Our Source Of Chicken Feet
While I realize not all people live like us, there is a decent amount that do. We humanely raise and butcher our own chickens here. That way, we know how they were raised and all ingredients involved. We try our best to not waste any of the animals we process. That being said, I will not eat the feet or organs, but our doggies love those parts!
Each chicken we butcher (obviously) has 2 feet. That’s 2 treats per chicken and making dehydrated chicken feet for dog treats is super easy!
If you do not butcher your own chickens, you may look into local butchers in your area for local sources of your own.
- Chicken Feet (fresh or thawed)
How To Dehydrate Chicken Feet
- You want to make sure your chicken feet have been cut at the “knee” joint, or where the feathers and skin meet.
- Make sure to clip the toenails as short as you can. This will reduce any choking hazards for your furry friends.
- Give the feet a good scrub down to get rid of any/all dirt and bacteria. This is also a good time to make sure there are no infections on the feet. You don’t want to give your pets contaminated treats!
- Dry the chicken feet as best as you can. The drier they are, the shorter time they will take in the dehydrator to dry.
- Place the clean chicken feet in the dehydrator trays, making sure to not overlap.
- Set you dehydrator for around 160 degrees Fahrenheit for approximately 3 days.
- Consistently check your chicken feet to see if they are done. It may not take 3 days for your feet to fully dry. It all depends on your climate, dehydrator, and how dry the feet were going in.
- Once your chicken feet are dry, place them in an airtight container. I like to use a quart size (or larger) mason jar to store my dehydrated chicken feet.
Before feeding treats to your canine friend, make sure to check the feet for any mold, bad smell, splintering, etc.
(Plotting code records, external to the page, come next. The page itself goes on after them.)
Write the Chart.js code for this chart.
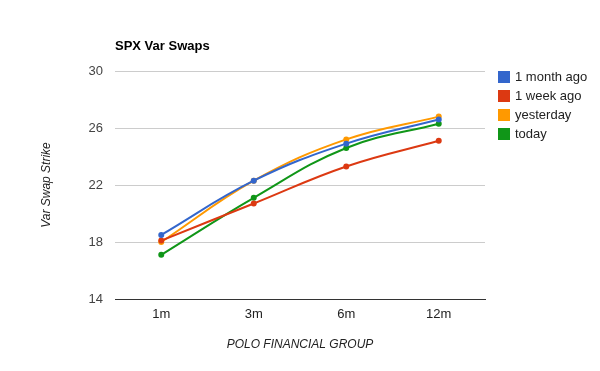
<!DOCTYPE html>
<html>
<head>
<meta charset="UTF-8">
<script src="https://cdn.jsdelivr.net/npm/chart.js"></script>
<style>
  body { margin: 0; background: #fff; }
  #wrap { width: 600px; height: 371px; }
</style>
</head>
<body>
<div id="wrap"><canvas id="c" width="600" height="371"></canvas></div>
<script>
const categories = ['1m', '3m', '6m', '12m'];
const monthAgo = [18.5, 22.3, 24.9, 26.6];
const weekAgo = [18.1, 20.7, 23.3, 25.1];
const yesterday = [18.0, 22.3, 25.2, 26.8];
const today = [17.1, 21.1, 24.6, 26.3];
const yTicks = [14, 18, 22, 26, 30];

const FONT = 'Arial, "Liberation Sans", sans-serif';

function series(label, data, color) {
  return {
    label, data,
    borderColor: color, backgroundColor: color,
    borderWidth: 2, pointRadius: 2, pointHoverRadius: 3,
    tension: 0.4, fill: false
  };
}

// title + legend drawn by hand, google-charts style
const decor = {
  id: 'decor',
  afterDraw(chart) {
    const ctx = chart.ctx;
    ctx.save();
    ctx.fillStyle = '#000';
    ctx.font = 'bold 13px ' + FONT;
    ctx.textBaseline = 'alphabetic';
    ctx.fillText('SPX Var Swaps', 115, 50);

    ctx.font = '13px ' + FONT;
    ctx.textBaseline = 'middle';
    chart.data.datasets.forEach((ds, i) => {
      const y = 77 + i * 19;
      ctx.fillStyle = ds.borderColor;
      ctx.fillRect(498, y - 6, 12, 12);
      ctx.fillStyle = '#222';
      ctx.fillText(ds.label, 515, y);
    });
    ctx.restore();
  }
};

new Chart(document.getElementById('c'), {
  type: 'line',
  data: {
    labels: categories,
    datasets: [
      series('1 month ago', monthAgo, '#3366cc'),
      series('1 week ago', weekAgo, '#dc3912'),
      series('yesterday', yesterday, '#ff9900'),
      series('today', today, '#109618')
    ]
  },
  options: {
    responsive: false,
    animation: false,
    layout: { padding: { top: 71, right: 115, left: 0, bottom: 0 } },
    plugins: { legend: { display: false }, tooltip: { enabled: false } },
    scales: {
      x: {
        offset: true,
        grid: { display: false, drawTicks: false },
        border: { color: '#333', width: 1 },
        ticks: { color: '#222', font: { family: FONT, size: 13 }, padding: 8 },
        title: {
          display: true, text: 'POLO FINANCIAL GROUP', color: '#222',
          font: { family: FONT, size: 12, style: 'italic' },
          padding: { top: 0, bottom: 19 }
        },
        afterFit(s) { s.height = 72; }
      },
      y: {
        min: 14, max: 30,
        afterBuildTicks(s) { s.ticks = yTicks.map(v => ({ value: v })); },
        grid: { color: '#cccccc', drawTicks: false },
        border: { display: false },
        ticks: { color: '#444', font: { family: FONT, size: 13 }, padding: 12 },
        title: {
          display: true, text: 'Var Swap Strike', color: '#222',
          font: { family: FONT, size: 12, style: 'italic' },
          padding: { top: 39, bottom: 0 }
        },
        afterFit(s) { s.width = 115; }
      }
    }
  },
  plugins: [decor]
});
</script>
</body>
</html>
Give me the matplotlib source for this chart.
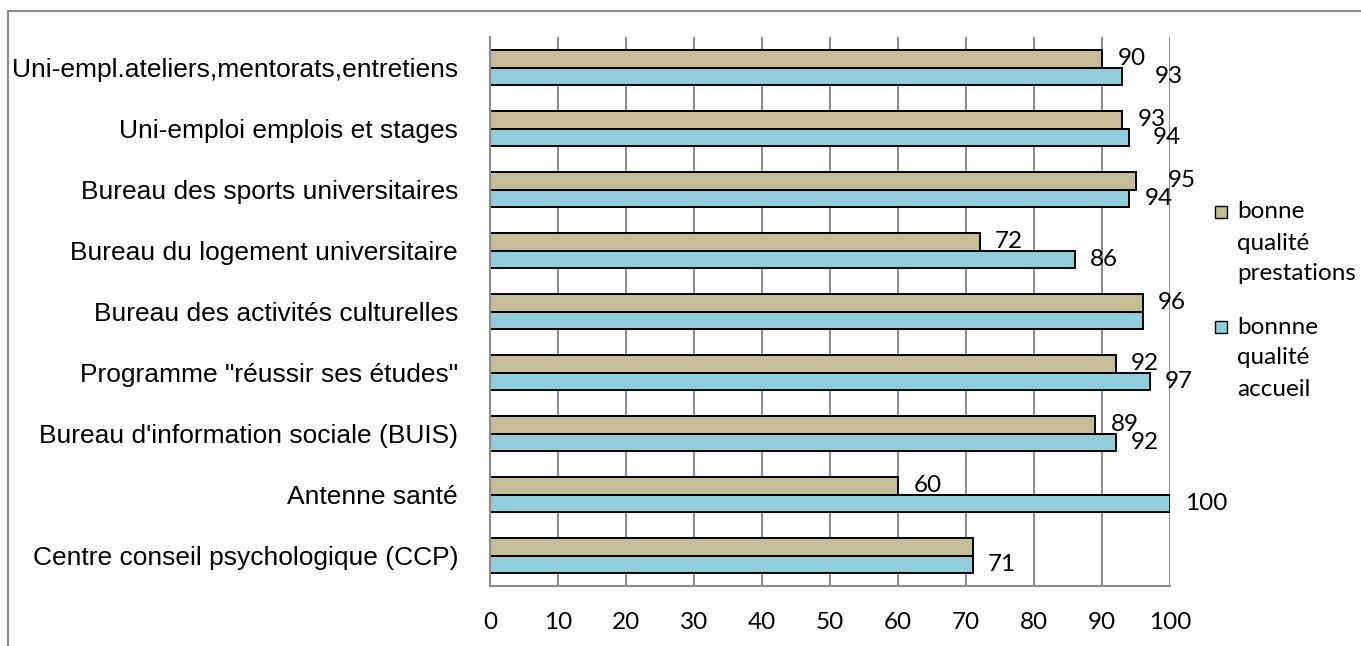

Please discard these treats as they may harm your pet.
Always make sure to give your pet plenty of water while they are enjoying their treats!
Only give treats while you can observe them. Some dehydrated chicken feet can splinter and create choking hazards for your furry friend.
Dehydrated Chicken Feet
- Chicken feet Fresh or thawed
- Make sure your chicken feet are cut at the "knee" joint, where the skin and feathers meet.
- Using your snips/scissors, clip the toenails as short as you can to prevent any choking hazards for your canine friend.
- Clean the feet. You don't want dirt or bacteria on your best friends treats.
- Dry the clean feet as well as possible so it does not take longer than necessary in the dehydrator.
- Place chicken feet in dehydrator trays. Do not overlap.
- Set dehydrator at 160 degrees Fahrenheit for up to 3 days.
- Consistently check the chicken feet to see if they are done. The exact drying time depends on the climate, your specific dehydrator, and how dry the feet were going in to the dehydrator.
- Once the chicken feet are dried, place in a quart size (or larger) container and seal tightly.